Testing AMD's Bergamo: Zen 4c
Zen 4c / Bergamo Characteristics
- Zen 4c cores have similar per-cycle performance to Zen 4 but:
- Less L3 cache per core.
- Lower maximum clock, especially vs desktop Ryzen; not much lower than dense server Zen 4.
- Slightly better performance per watt is suggested, but magnitude is unclear.
- Bergamo uses 8 compute chiplets; speculation/roadmap mention a follow-on part with 12 chiplets and 192 Zen 5c cores.
Caches, SRAM, and Coherency
- SRAM (especially cache) is seen as the primary scaling bottleneck: more cores imply more cache area.
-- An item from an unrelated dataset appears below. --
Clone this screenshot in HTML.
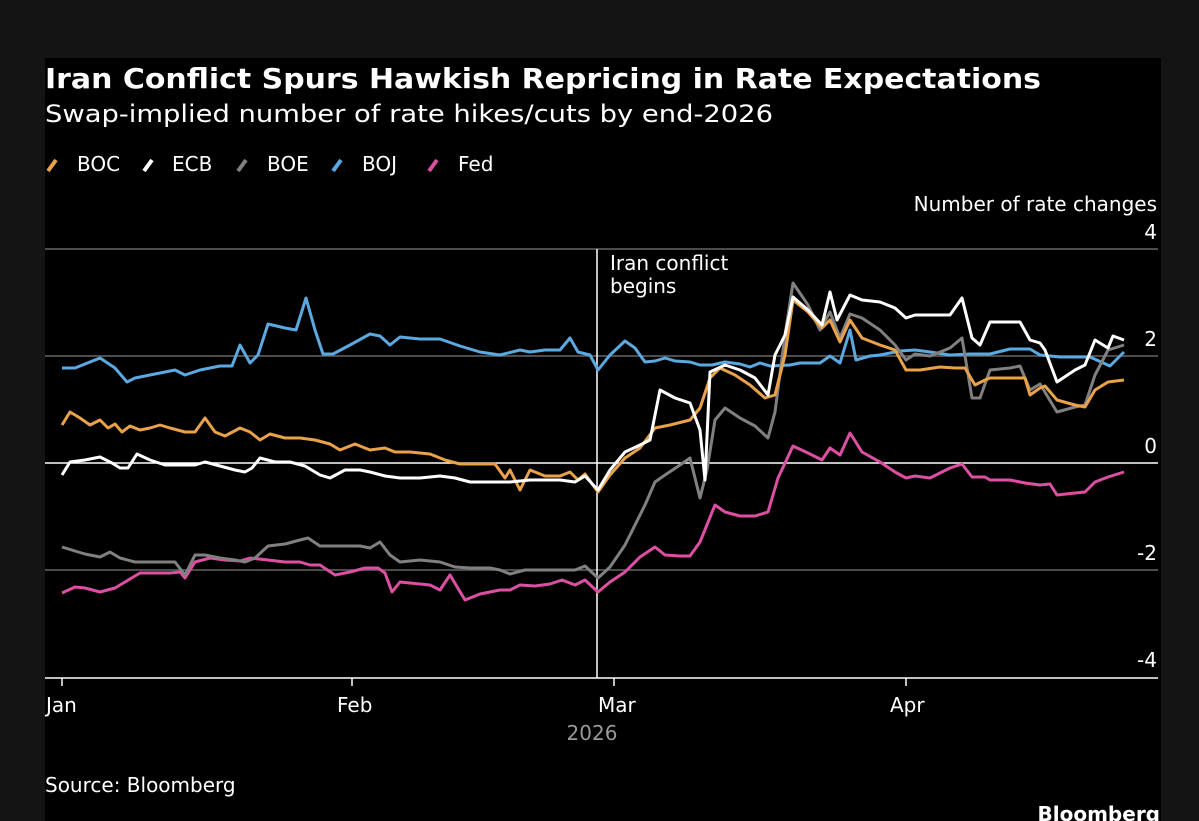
<!DOCTYPE html>
<html><head><meta charset="utf-8"><style>
html,body{margin:0;padding:0;background:#141414;}
svg{display:block;font-family:"DejaVu Sans","Liberation Sans",sans-serif;}
</style></head><body>
<svg width="1199" height="821" viewBox="0 0 1199 821" xmlns="http://www.w3.org/2000/svg">
<rect x="0" y="0" width="1199" height="821" fill="#141414"/>
<rect x="45" y="58" width="1116" height="763" fill="#000"/>
<text x="45" y="88" fill="#fff" font-size="28" font-weight="bold" textLength="996" lengthAdjust="spacingAndGlyphs">Iran Conflict Spurs Hawkish Repricing in Rate Expectations</text>
<text x="45" y="122" fill="#fff" font-size="24" textLength="728" lengthAdjust="spacingAndGlyphs">Swap-implied number of rate hikes/cuts by end-2026</text>
<g stroke-width="4" stroke-linecap="butt">
<line x1="48" y1="171" x2="56" y2="160" stroke="#e9a14a"/>
<line x1="144" y1="171" x2="152" y2="160" stroke="#fff"/>
<line x1="238" y1="171" x2="246" y2="160" stroke="#808080"/>
<line x1="333" y1="171" x2="341" y2="160" stroke="#5aa9e0"/>
<line x1="429" y1="171" x2="437" y2="160" stroke="#dc4fa2"/>
</g>
<g fill="#fff" font-size="20">
<text x="77" y="171">BOC</text><text x="172" y="171">ECB</text><text x="267" y="171">BOE</text><text x="362" y="171">BOJ</text><text x="458" y="171">Fed</text>
<text x="1157" y="211" text-anchor="end">Number of rate changes</text>
<text x="1157" y="239" text-anchor="end">4</text>
<text x="1157" y="346" text-anchor="end">2</text>
<text x="1157" y="453" text-anchor="end">0</text>
<text x="1157" y="560" text-anchor="end">-2</text>
<text x="1157" y="667" text-anchor="end">-4</text>
<text x="46" y="712">Jan</text><text x="337" y="712">Feb</text><text x="598" y="712">Mar</text><text x="890" y="712">Apr</text>
<text x="45" y="792">Source: Bloomberg</text>
<text x="610" y="270">Iran conflict</text><text x="610" y="293">begins</text>
</g>
<text x="592" y="740" fill="#999" font-size="20" text-anchor="middle">2026</text>
<text x="1160" y="821" fill="#fff" font-size="20" font-weight="bold" text-anchor="end">Bloomberg</text>
<g stroke="#666" stroke-width="1.5">
<line x1="45" y1="249" x2="1158" y2="249"/>
<line x1="45" y1="356" x2="1158" y2="356"/>
<line x1="45" y1="570" x2="1158" y2="570"/>
</g>
<line x1="45" y1="463" x2="1158" y2="463" stroke="#fff" stroke-width="1.5"/>
<line x1="45" y1="678" x2="1158" y2="678" stroke="#fff" stroke-width="1.5"/>
<g stroke="#fff" stroke-width="1.5"><line x1="62" y1="678" x2="62" y2="686"/><line x1="352" y1="678" x2="352" y2="686"/><line x1="614" y1="678" x2="614" y2="686"/><line x1="906" y1="678" x2="906" y2="686"/></g>
<line x1="597" y1="249" x2="597" y2="678" stroke="#fff" stroke-width="1.5"/>
<g fill="none" stroke-width="3" stroke-linejoin="round">
<polyline stroke="#5aa9e0" points="62,368 75,368 100,358 115,368 127,382 135,378 160,373 175,370 185,375 200,370 220,366 232,366 240,345 250,363 258,355 268,324 285,328 296,330 306,298 315,330 323,354 333,354 350,345 370,334 380,336 390,345 400,337 420,339 440,339 460,346 480,352 500,355 520,350 530,352 545,350 560,350 570,338 578,352 590,355 598,370 610,355 625,341 635,348 645,362 655,361 665,358 675,361 690,362 700,365 712,365 725,362 740,364 750,367 760,363 770,366 790,365 800,363 820,363 830,356 840,363 850,330 856,360 870,356 880,355 900,351 915,350 930,352 950,355 970,354 990,354 1010,349 1030,349 1040,355 1060,357 1090,357 1110,366 1124,352"/>
<polyline stroke="#dc4fa2" points="62,593 75,587 85,588 100,592 115,588 125,582 140,573 155,573 170,573 180,572 185,578 195,562 210,558 225,560 240,561 250,558 268,560 285,562 300,562 310,565 320,565 335,575 350,572 365,568 378,568 385,573 392,592 400,582 420,584 430,585 440,590 450,575 465,600 480,594 490,592 500,590 510,590 520,585 535,586 550,584 562,580 575,585 585,580 598,592 610,582 625,572 640,557 655,547 665,555 680,556 690,556 700,542 715,505 725,512 740,516 755,516 768,512 778,478 793,446 808,453 822,460 830,448 840,455 850,433 862,452 880,462 895,472 906,478 915,476 930,478 950,468 962,464 972,477 985,477 990,480 1010,480 1025,483 1040,485 1050,484 1057,495 1075,493 1085,492 1095,482 1108,477 1124,472"/>
<polyline stroke="#808080" points="62,547 75,551 85,554 100,557 110,552 120,558 135,562 150,562 165,562 175,562 185,575 195,555 205,555 220,558 235,560 245,562 255,558 268,546 285,544 300,540 308,538 320,546 340,546 360,546 370,548 380,542 390,555 400,562 420,560 440,562 455,567 470,568 490,568 500,570 510,574 525,570 540,570 560,570 575,570 585,566 598,578 610,567 625,545 635,525 645,505 655,482 665,475 680,465 690,458 700,498 707,470 715,420 725,408 740,418 755,426 768,438 775,412 785,335 793,283 808,305 820,330 830,312 840,338 850,314 862,318 880,330 895,345 906,360 915,354 930,356 950,348 962,338 972,398 980,398 990,370 1010,368 1020,366 1030,390 1040,384 1057,412 1075,407 1085,405 1095,375 1108,350 1124,345"/>
<polyline stroke="#e9a14a" points="62,425 70,412 80,418 90,425 100,420 108,428 115,424 122,432 130,426 140,430 150,428 160,425 170,428 185,432 195,432 205,418 215,432 225,436 240,428 250,432 260,440 270,434 285,438 300,438 315,440 330,444 340,450 355,444 370,450 385,448 395,452 410,452 430,454 445,460 460,464 480,464 495,464 505,478 510,470 520,490 530,470 545,476 560,476 570,472 578,480 585,474 598,492 610,475 625,458 640,448 655,428 670,425 690,420 700,408 710,378 720,368 735,375 750,385 765,398 775,395 785,355 793,300 808,312 822,328 830,320 840,342 850,320 862,338 880,345 895,350 906,370 920,370 940,367 955,368 965,368 975,385 985,380 990,378 1015,378 1025,378 1030,395 1040,388 1045,386 1057,400 1075,405 1085,407 1095,390 1108,382 1124,380"/>
<polyline stroke="#fff" points="62,475 70,462 85,460 100,457 112,463 120,468 128,468 137,454 150,460 165,465 180,465 195,465 205,462 220,466 235,470 245,472 252,468 260,458 275,462 290,462 305,466 320,475 330,478 345,470 360,470 370,472 385,476 400,478 420,478 440,476 455,478 470,482 490,482 510,482 530,480 545,480 560,480 575,482 585,476 598,490 610,470 625,452 640,445 650,440 660,390 675,398 690,403 700,430 705,480 710,372 725,365 740,370 755,378 768,395 775,355 785,335 793,297 808,310 822,325 830,292 837,320 850,295 862,300 880,302 895,308 906,318 915,315 930,315 950,315 962,298 972,338 980,345 990,322 1010,322 1020,322 1030,340 1040,343 1045,350 1057,382 1075,370 1085,365 1095,340 1108,348 1113,336 1124,340"/>
</g>
</svg>
</body></html>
- 3D V-Cache extends shared L3, but L1/L2 remain per core.
- Chiplet-based designs can scale cores and cache capacity, but:
- Cache coherency across many dies is complex.
- NUMA “cliffs” and memory latency can dominate as core counts rise.
Memory Models: x86 vs ARM
- x86 has a strong consistency model, making multithreaded programming easier but imposing higher synchronization and coherency costs.
- ARM offers weaker guarantees; can scale better but demands more careful software.
- Some argue these semantics may eventually limit how far x86 can scale in-package.
ISA and Decoder Complexity Debate
- One view: ISA choice barely matters; x86 decode occupies a small die/power budget (single-digit percent).
- Counterview: variable-length x86 instructions make wide, multi-instruction decode and branch prediction significantly more complex and power-hungry than fixed-width ARM/RISC-V.
- There is discussion of uop caches, instruction density, and complex multiplexing logic; no consensus on how decisive this is for future many-core designs.
Many-Core Futures and Software Limits
- Some see Bergamo-style “core spam” as the natural future: many simpler cores to hide memory latency, echoing earlier ideas like Sun Niagara and research projects.
- Others stress single-thread performance remains crucial; in many real workloads, most cores sit idle.
- Amdahl’s law and the difficulty of writing correct, scalable multithreaded code are repeatedly cited.
- Modern languages (Go, Rust, functional / reactive approaches) help but do not solve parallelism for typical applications.
- Removing bottlenecks like Python’s GIL is seen as necessary but far from sufficient for effective use of 100+ cores.
Networking, Caches, and Near-Memory Compute
- Some speculate about “RAM-less” or RAM-minimized servers that keep hot code and state entirely in cache, streaming data from NIC to CPU and back.
- Existing technologies (e.g., NIC-to-cache DMA, DPDK) already approximate “process in L3” models.
- There is interest in pushing more compute to or near the NIC, but current solutions (e.g., FPGA-based smart NICs) are expensive and specialized.